Abstract

In Wittgenstein’s lexicon, the highest art is that which somehow presents us with life itself as it is actually lived, conveyed in the “language of information” but framed so as to render it other, unfamiliar, strange. Wittgenstein’s dictum in his Culture & Value #6 that “The work of art forces us to see it in the right perspective, but without art the object is only a part of nature like any other,” goes in tandem with the Conceptualist movement in art. Since the late 1960s, when artists declared that theirs was a conceptual art and invoked the example of Wittgenstein, the role of context, circumstance, and framing have become increasingly central.
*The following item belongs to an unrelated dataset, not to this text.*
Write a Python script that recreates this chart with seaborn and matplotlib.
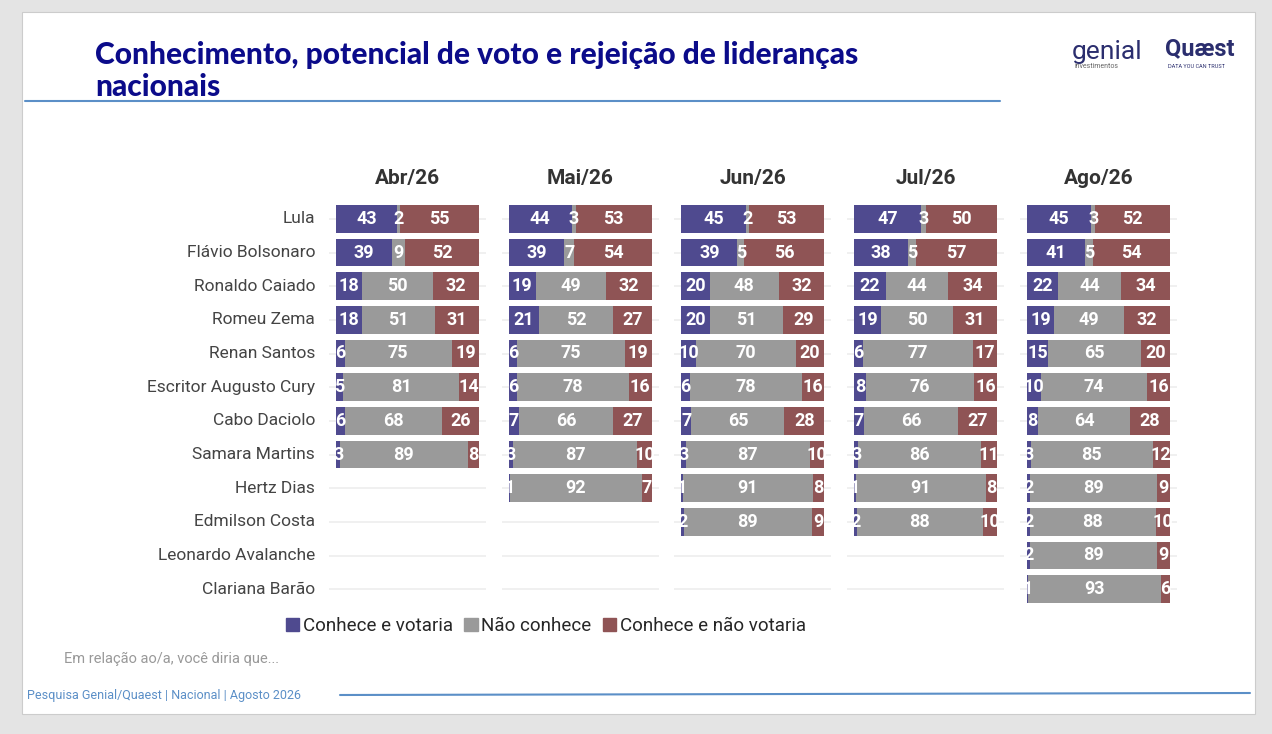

In the art world, the case for conceptualism was made decades ago, but in the poetry world, notions of “original” language, the authentic self, and unique personal emotion die hard. Wittgenstein and Duchamp can provide the context for the conceptual movement in art and poetry. In fact, conceptual writing, inimical by definition to the short, self-contained lyric poem and often dependent on book form, is especially difficult to anthologize. It is the leading French conceptualist Sophie Calle who provides the bridge to such current “conceptual” performance poets as Vanessa Place, Caroline Bergvall, and Kenneth Goldsmith. Her recent publication in English by Lisa Pearson’s Siglio Press, of both The Address Book and Suite Venetienne may be the moment to reconsider conceptualism in a fresh perspective.